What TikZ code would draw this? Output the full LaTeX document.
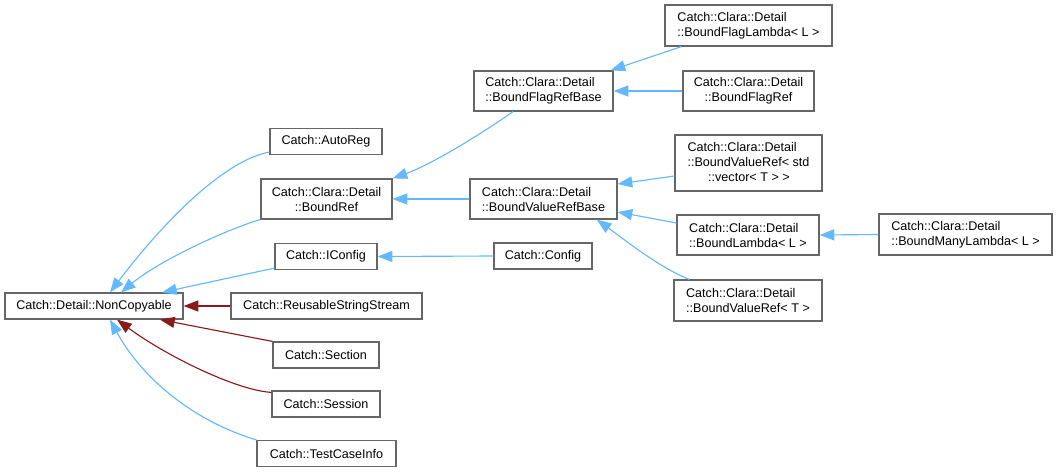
\documentclass[tikz,border=0pt]{standalone}
\usepackage{fontspec}
\setmainfont{Liberation Sans}
\usetikzlibrary{arrows.meta}
\definecolor{eblue}{HTML}{63B8FF}
\definecolor{ered}{HTML}{8B1A1A}
\definecolor{bgray}{HTML}{666666}
\tikzset{
  box/.style={draw=bgray, line width=0.9pt, fill=white, inner sep=1pt, font=\fontsize{9.45pt}{11.25pt}\selectfont},
  one/.style={box, minimum height=19.5pt},
  two/.style={box, minimum height=30pt},
  pub/.style={draw=eblue, line width=0.85pt, -{Triangle[length=11pt,width=8.25pt]}},
  priv/.style={draw=ered, line width=0.85pt, -{Triangle[length=11pt,width=8.25pt]}},
}
\begin{document}
\begin{tikzpicture}[x=0.75pt,y=-0.75pt]
\useasboundingbox (0,0) rectangle (1057,472);
% nodes
\node[one, minimum width=133.5pt] (nc) at (94,306) {Catch::Detail::NonCopyable};
\node[one, minimum width=84pt] (ar) at (326,141.5) {Catch::AutoReg};
\node[two, minimum width=98.25pt, align=center] (br) at (326.5,199) {Catch::Clara::Detail\\::BoundRef};
\node[one, minimum width=76.5pt] (ic) at (326,256.5) {Catch::IConfig};
\node[one, minimum width=143.25pt] (rss) at (326.5,306) {Catch::ReusableStringStream};
\node[one, minimum width=79.5pt] (sec) at (326,355) {Catch::Section};
\node[one, minimum width=81pt] (ses) at (326,404) {Catch::Session};
\node[one, minimum width=104.25pt] (tci) at (326.5,453.5) {Catch::TestCaseInfo};
\node[two, minimum width=104.25pt, align=left] (bfrb) at (543.5,91) {Catch::Clara::Detail\\::BoundFlagRefBase};
\node[two, minimum width=110.25pt, align=left] (bvrb) at (543.5,199) {Catch::Clara::Detail\\::BoundValueRefBase};
\node[one, minimum width=73.5pt] (cfg) at (543,256) {Catch::Config};
\node[two, minimum width=125.25pt, minimum height=30.75pt, align=left] (bfl) at (748.5,25.5) {Catch::Clara::Detail\\::BoundFlagLambda< L >};
\node[two, minimum width=98.25pt, align=center] (bfr) at (748.5,91) {Catch::Clara::Detail\\::BoundFlagRef};
\node[box, minimum width=110.25pt, minimum height=42pt] (vec) at (748.5,163) {\begin{tabular}{@{}l@{}}Catch::Clara::Detail\\::BoundValueRef< std\\\hspace*{15.5pt}::vector< T > >\end{tabular}};
\node[two, minimum width=106.5pt, align=left] (bl) at (748,235) {Catch::Clara::Detail\\::BoundLambda< L >};
\node[two, minimum width=111pt, minimum height=30.75pt, align=left] (bvrt) at (748,300.5) {Catch::Clara::Detail\\::BoundValueRef< T >};
\node[two, minimum width=129.75pt, minimum height=30.75pt, align=left] (bml) at (965.5,234.5) {Catch::Clara::Detail\\::BoundManyLambda< L >};
% edges to NonCopyable
\draw[pub] ([yshift=2.25pt]ar.south west) .. controls (225,160) and (165,220) .. ([xshift=12pt]nc.north);
\draw[pub] (br.south west) .. controls (230,228) and (160,260) .. ([xshift=20.25pt]nc.north);
\draw[pub] ([yshift=1.5pt]ic.south west) -- ([xshift=51pt]nc.north);
\draw[priv] (rss.west) -- (nc.east);
\draw[priv] (sec.north west) -- ([xshift=49.5pt]nc.south);
\draw[priv] ([yshift=-1.5pt]ses.north west) .. controls (235,390) and (165,355) .. ([xshift=17.25pt]nc.south);
\draw[pub] (tci.north west) .. controls (190,420) and (140,375) .. ([xshift=12pt]nc.south);
% other edges
\draw[pub] (cfg.west) -- (ic.east);
\draw[pub] ([xshift=-22.9pt]bfrb.south) .. controls (480,135) and (430,165) .. (br.north east);
\draw[pub] (bvrb.west) -- (br.east);
\draw[pub] ([xshift=12.75pt]bfl.south west) -- ([xshift=-2.25pt]bfrb.north east);
\draw[pub] (bfr.west) -- (bfrb.east);
\draw[pub] ([yshift=-9.75pt]vec.west) -- ([yshift=11.25pt]bvrb.east);
\draw[pub] ([yshift=9pt]bl.west) -- ([yshift=-9.75pt]bvrb.east);
\draw[pub] ([xshift=12pt]bvrt.north west) .. controls (660,268) and (625,240) .. ([xshift=40pt]bvrb.south);
\draw[pub] (bml.west) -- (bl.east);
\end{tikzpicture}
\end{document}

• [Exercise aim]: Give the material again exactly as it is, but keep the pictures out.

• [Task answer]:
What TikZ code would draw this? Output the full LaTeX document.
\documentclass[tikz,border=0pt]{standalone}
\usepackage{fontspec}
\setmainfont{Liberation Sans}
\usetikzlibrary{arrows.meta}
\definecolor{eblue}{HTML}{63B8FF}
\definecolor{ered}{HTML}{8B1A1A}
\definecolor{bgray}{HTML}{666666}
\tikzset{
  box/.style={draw=bgray, line width=0.9pt, fill=white, inner sep=1pt, font=\fontsize{9.45pt}{11.25pt}\selectfont},
  one/.style={box, minimum height=19.5pt},
  two/.style={box, minimum height=30pt},
  pub/.style={draw=eblue, line width=0.85pt, -{Triangle[length=11pt,width=8.25pt]}},
  priv/.style={draw=ered, line width=0.85pt, -{Triangle[length=11pt,width=8.25pt]}},
}
\begin{document}
\begin{tikzpicture}[x=0.75pt,y=-0.75pt]
\useasboundingbox (0,0) rectangle (1057,472);
% nodes
\node[one, minimum width=133.5pt] (nc) at (94,306) {Catch::Detail::NonCopyable};
\node[one, minimum width=84pt] (ar) at (326,141.5) {Catch::AutoReg};
\node[two, minimum width=98.25pt, align=center] (br) at (326.5,199) {Catch::Clara::Detail\\::BoundRef};
\node[one, minimum width=76.5pt] (ic) at (326,256.5) {Catch::IConfig};
\node[one, minimum width=143.25pt] (rss) at (326.5,306) {Catch::ReusableStringStream};
\node[one, minimum width=79.5pt] (sec) at (326,355) {Catch::Section};
\node[one, minimum width=81pt] (ses) at (326,404) {Catch::Session};
\node[one, minimum width=104.25pt] (tci) at (326.5,453.5) {Catch::TestCaseInfo};
\node[two, minimum width=104.25pt, align=left] (bfrb) at (543.5,91) {Catch::Clara::Detail\\::BoundFlagRefBase};
\node[two, minimum width=110.25pt, align=left] (bvrb) at (543.5,199) {Catch::Clara::Detail\\::BoundValueRefBase};
\node[one, minimum width=73.5pt] (cfg) at (543,256) {Catch::Config};
\node[two, minimum width=125.25pt, minimum height=30.75pt, align=left] (bfl) at (748.5,25.5) {Catch::Clara::Detail\\::BoundFlagLambda< L >};
\node[two, minimum width=98.25pt, align=center] (bfr) at (748.5,91) {Catch::Clara::Detail\\::BoundFlagRef};
\node[box, minimum width=110.25pt, minimum height=42pt] (vec) at (748.5,163) {\begin{tabular}{@{}l@{}}Catch::Clara::Detail\\::BoundValueRef< std\\\hspace*{15.5pt}::vector< T > >\end{tabular}};
\node[two, minimum width=106.5pt, align=left] (bl) at (748,235) {Catch::Clara::Detail\\::BoundLambda< L >};
\node[two, minimum width=111pt, minimum height=30.75pt, align=left] (bvrt) at (748,300.5) {Catch::Clara::Detail\\::BoundValueRef< T >};
\node[two, minimum width=129.75pt, minimum height=30.75pt, align=left] (bml) at (965.5,234.5) {Catch::Clara::Detail\\::BoundManyLambda< L >};
% edges to NonCopyable
\draw[pub] ([yshift=2.25pt]ar.south west) .. controls (225,160) and (165,220) .. ([xshift=12pt]nc.north);
\draw[pub] (br.south west) .. controls (230,228) and (160,260) .. ([xshift=20.25pt]nc.north);
\draw[pub] ([yshift=1.5pt]ic.south west) -- ([xshift=51pt]nc.north);
\draw[priv] (rss.west) -- (nc.east);
\draw[priv] (sec.north west) -- ([xshift=49.5pt]nc.south);
\draw[priv] ([yshift=-1.5pt]ses.north west) .. controls (235,390) and (165,355) .. ([xshift=17.25pt]nc.south);
\draw[pub] (tci.north west) .. controls (190,420) and (140,375) .. ([xshift=12pt]nc.south);
% other edges
\draw[pub] (cfg.west) -- (ic.east);
\draw[pub] ([xshift=-22.9pt]bfrb.south) .. controls (480,135) and (430,165) .. (br.north east);
\draw[pub] (bvrb.west) -- (br.east);
\draw[pub] ([xshift=12.75pt]bfl.south west) -- ([xshift=-2.25pt]bfrb.north east);
\draw[pub] (bfr.west) -- (bfrb.east);
\draw[pub] ([yshift=-9.75pt]vec.west) -- ([yshift=11.25pt]bvrb.east);
\draw[pub] ([yshift=9pt]bl.west) -- ([yshift=-9.75pt]bvrb.east);
\draw[pub] ([xshift=12pt]bvrt.north west) .. controls (660,268) and (625,240) .. ([xshift=40pt]bvrb.south);
\draw[pub] (bml.west) -- (bl.east);
\end{tikzpicture}
\end{document}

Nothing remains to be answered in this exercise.